> **Source data**
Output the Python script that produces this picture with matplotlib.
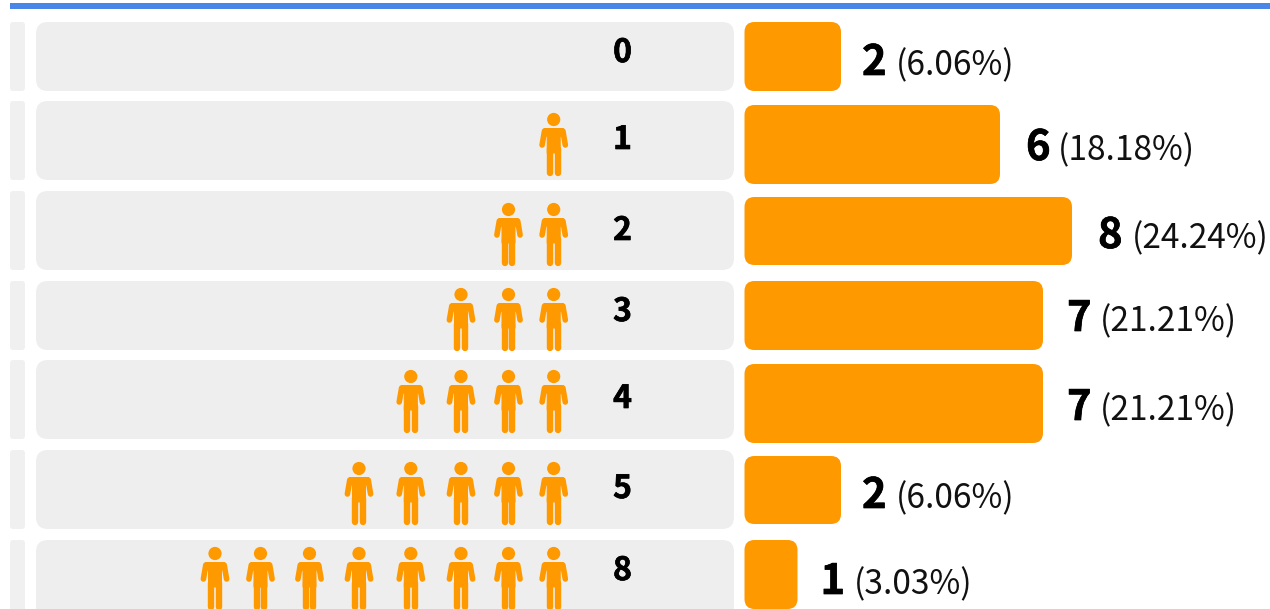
import numpy as np
import matplotlib
matplotlib.use("Agg")
import matplotlib.pyplot as plt
import matplotlib.patheffects as pe
from matplotlib.patches import FancyBboxPatch, Circle, Polygon

plt.rcParams['font.family'] = ['Noto Sans CJK SC', 'DejaVu Sans']

# data
categories = [0, 1, 2, 3, 4, 5, 8]
counts = [2, 6, 8, 7, 7, 2, 1]
percents = [6.06, 18.18, 24.24, 21.21, 21.21, 6.06, 3.03]

# layout, all in pixels of the picture
ORANGE = '#ff9900'
GREY = '#eeeeee'
row_top = [22, 101, 191, 281, 360, 450, 540]
row_bottom = [91, 180, 270, 350, 439, 529, 619]
bar_top = [22, 105, 197, 281, 364, 456, 540]
bar_bottom = [91, 184, 265, 350, 443, 524, 609]
icon_top = [0, 113, 203, 288, 370, 462, 547]
cat_base = [62, 149, 240, 321, 408, 498, 580]
val_base = [75, 160, 248, 331, 420, 508, 594]
val_gap = [21, 26, 26, 24, 24, 21, 23]
pct_gap = [54.5, 58, 60, 56.5, 56.5, 54.5, 56.5]
icon_x = [553.7, 508.5, 461, 410.8, 359, 309.5, 260.5, 215]
# the bars are not quite linear in the source
scale_in = [0, 1, 2, 6, 7, 8]
scale_out = [0, 53, 96.5, 255.5, 298.5, 327.5]
BAR_X0 = 744.5


def px(w):
    return w * 72 / 100


def box(ax, x0, y0, x1, y1, r, color):
    ax.add_patch(FancyBboxPatch((x0 + r, y0 + r), x1 - x0 - 2 * r, y1 - y0 - 2 * r,
                                boxstyle='round,pad=%f,rounding_size=%f' % (r, r),
                                fc=color, ec='none'))


def person(ax, cx, top):
    ax.add_patch(Circle((cx, top + 6.5), 6.6, fc=ORANGE, ec='none'))
    ax.add_patch(Polygon([(cx - 9.5, top + 15.5), (cx + 9.5, top + 15.5), (cx + 9.5, top + 20),
                          (cx + 6.5, top + 24), (cx + 6.5, top + 40), (cx - 6.5, top + 40),
                          (cx - 6.5, top + 24), (cx - 9.5, top + 20)],
                         fc=ORANGE, ec=ORANGE, lw=px(1), joinstyle='round'))
    for s in (-1, 1):
        ax.plot([cx + s * 9.2, cx + s * 11.6], [top + 18, top + 32], color=ORANGE,
                lw=px(5.6), solid_capstyle='round')
        ax.plot([cx + s * 3.8, cx + s * 3.8], [top + 36, top + 59.8], color=ORANGE,
                lw=px(6.4), solid_capstyle='round')


fig = plt.figure(figsize=(12.7, 6.09), dpi=100)
ax = fig.add_axes([0, 0, 1, 1])
ax.set_xlim(0, 1270)
ax.set_ylim(609, 0)
ax.axis('off')

ax.fill_between([10, 1270], 3, 9, color='#4a86e8', lw=0)

heavy = [pe.withStroke(linewidth=px(0.7), foreground='black')]

for i, cat in enumerate(categories):
    box(ax, 10, row_top[i], 25, row_bottom[i], 3, '#f0f0f0')
    box(ax, 36, row_top[i], 734, row_bottom[i], 12, GREY)
    for j in range(cat):
        person(ax, icon_x[j], icon_top[i])
    ax.text(622.5, cat_base[i], str(cat), ha='center', va='baseline', fontsize=23,
            fontweight='bold', color='black', path_effects=heavy)

    end = BAR_X0 + np.interp(counts[i], scale_in, scale_out)
    box(ax, BAR_X0, bar_top[i], end, bar_bottom[i], 10, ORANGE)
    ax.text(end + val_gap[i], val_base[i], str(counts[i]), ha='left', va='baseline', fontsize=30,
            fontweight='bold', color='black', path_effects=heavy)
    ax.text(end + pct_gap[i], val_base[i], '(%.2f%%)' % percents[i], ha='left', va='baseline',
            fontsize=24.1, color='#111111')

fig.savefig('out.png', dpi=100)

> **Directive**
Give again, exactly, the lines from the start of the data through the one holding "percents = [6.06, 18.18, 24.24, 21.21, 21.21, 6.06, 3.03]"; omit the pictures.

> **Finished exercise**
Output the Python script that produces this picture with matplotlib.
import numpy as np
import matplotlib
matplotlib.use("Agg")
import matplotlib.pyplot as plt
import matplotlib.patheffects as pe
from matplotlib.patches import FancyBboxPatch, Circle, Polygon

plt.rcParams['font.family'] = ['Noto Sans CJK SC', 'DejaVu Sans']

# data
categories = [0, 1, 2, 3, 4, 5, 8]
counts = [2, 6, 8, 7, 7, 2, 1]
percents = [6.06, 18.18, 24.24, 21.21, 21.21, 6.06, 3.03]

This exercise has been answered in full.